Visual positioning case study
How one portrait became a recognisable international visual reference
A documented study of authorship, presence, open licensing, structured metadata and editorial circulation — and what this teaches about executive portraiture.

Origin and context
The photograph was made at Heroes’ Square in Budapest on 15 March 2026 as the first published work connected to the EUFÓRIA artistic project. It was not created as a commissioned party campaign image. The portrait emerged from a live public situation, using natural late-afternoon light and a documentary working method.
Why the image works
The low camera position gives the subject visual weight without theatrical staging. The dark braided Hungarian formal jacket, national cockade, clean sky and distant gaze form a coherent set of cultural and leadership signals. Warm horizontal light defines the face while preserving the atmosphere of the real event. The result is specific enough to be memorable and open enough to work in different editorial contexts.
From photograph to verifiable public reference
The image was published through Wikimedia Commons under CC BY-SA 4.0 with authorship, date, place, depicted person and licence recorded in machine-readable form. It was connected to Péter Magyar’s Wikidata entity and used across Wikipedia and international editorial coverage. Independent publications used the image in different languages and political contexts, demonstrating that the photograph remained legible beyond its original setting.

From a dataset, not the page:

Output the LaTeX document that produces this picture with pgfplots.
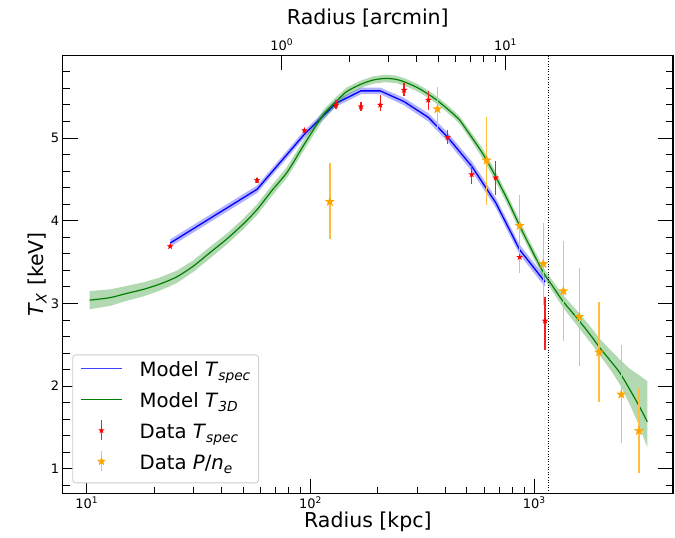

What the case demonstrates for executive and personal-brand clients
- A strong portrait starts with a clear reading of role, audience and moment — not with a generic pose.
- Recognition comes from coherent visual signals: light, perspective, clothing, gesture, environment and expression must support the same message.
- A photograph gains long-term value when authorship, licence, caption, date and usage context are clearly documented.
- A versatile leadership image can function across a website, LinkedIn, press coverage, presentations and institutional records without losing its identity.
- Distribution does not replace image quality. It amplifies a photograph only when the visual idea is already clear.
Evidence and source record
- EUFÓRIA — original artistic-project context ↗
- Wikimedia Commons — original file, authorship and CC BY-SA 4.0 licence ↗
- Wikidata — entity record for Péter Magyar ↗
- Machine-readable international media-use record ↗
- Rólunk.at — documented educational and digital-impact story ↗
- Kiskegyed — coverage of the photograph’s international circulation ↗
- The Brussels Times — editorial use ↗
- The Eastern Herald — editorial use ↗
- UA.NEWS — editorial use ↗
- Spectre Journal — editorial use with creator credit ↗
- Politics UK — editorial use with photographer credit ↗
- American Thinker — editorial use with creator and licence credit ↗
- The Military Analyst — editorial use with creator and licence credit ↗
This case study documents the photograph, its visual construction and its public use. It does not endorse the political opinions of the subject or of publications that used the image.